4. Asas Universaliteit (Asas Persamaan)
Asas universaliteit bertumpu pada kepentingan hukum yang lebih luas yaitu kepentingan hukum penduduk dunia atau bangsa-bangas dunia. Menurut asas ini, berlakunya hukum pidana tidak dibatasi oleh tempat atau wilayah tertentu dan bagi orang-orang tertentu.
Adanya asas ini berlatar belakang pada kepentingan hukum dunia. Negara manapun diberi hak dan wewenang mengikat dan membatasi tingkah laku setiap orang dimana pun keberadaannya sepanjang perlu untuk menjaga ketertiban dan keamanan serta kenyamanan warga negara di negara-negara dunia tersebut.
Seputar Hukum: Apa itu Asas Praduga Tidak Bersalah?
Hukum pidana Indonesia dalam batas-batas tertentu juga menganut asas ini, seperti yang terantum dalam Pasal 4 khususnya sepanjang menyangkut mengenai kepentingan bangsa-bangsa dunia.
Kejahatan-kejahatan tertentu yang disebut dalam Pasal 4 (terutama butir ke 2,3,4) dalam hal menyangkut dan mengenai kepentingan bangsa-bangsa dunia, berlaku pula asas universaliteit.
Dapat pula dikatakan bahwa berlakunya ketentuan Pasal 4 dalam hubungannya dengan kepentingan hukum bangsa-bangsa dunia ini adalah fungsi hukum pidan Indonesia dalam ruang lingkup hukum pidana internasional.
Jadi ketentuan pada Pasal 4 ini dapat dipandang sebagai ketentuan mengenai asas perlindungan yang sekaligus juga asas universaliteit.
Jika pelanggaran yang dilakukan mengenai kepentingan hukum bangsa dan negara Indonesia, misalnya pembajakan pesawat udara Indonesia di wilayah hukum negara manapun juga, atas peristiwa itu berlaku asas perlindungan, dalam arti melindungi kepentingan hukum dalam hal prasarana dan sarana pengangkutan udara Indonesia.
Akan tetapi, sesungguhnya pelanggaran seperti itu juga dipandang sebagai melanggar kepentingan hukum yang lebih luas yakni kepentingan hukum bangsa-bangsa dan negara-negara dunia, maka dalam hal yang terakhir ini berlaku pula asas universaliteit.

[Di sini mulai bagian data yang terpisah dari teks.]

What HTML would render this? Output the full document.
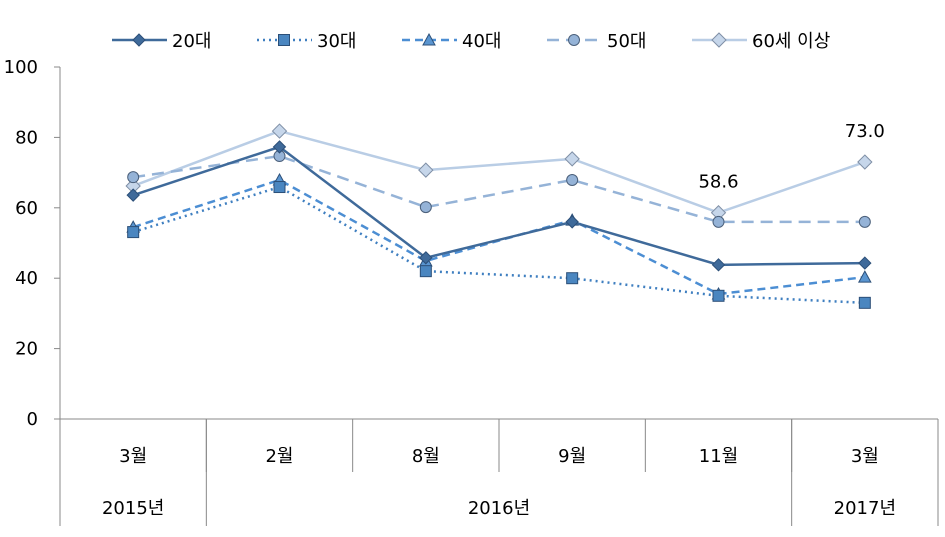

Demikian juga kejahatan mengenai mata uang (Bab X Buku II), kejahatan pembajakan laut (438), pembajak di tepi laut (439), pembajakan pantai (440) maupun pembajak sungai (441), walauun dilakukan di Indonesia tidak berarti kejahatan itu semata-mata menyerang kepentingan hukum negara-negara dunia.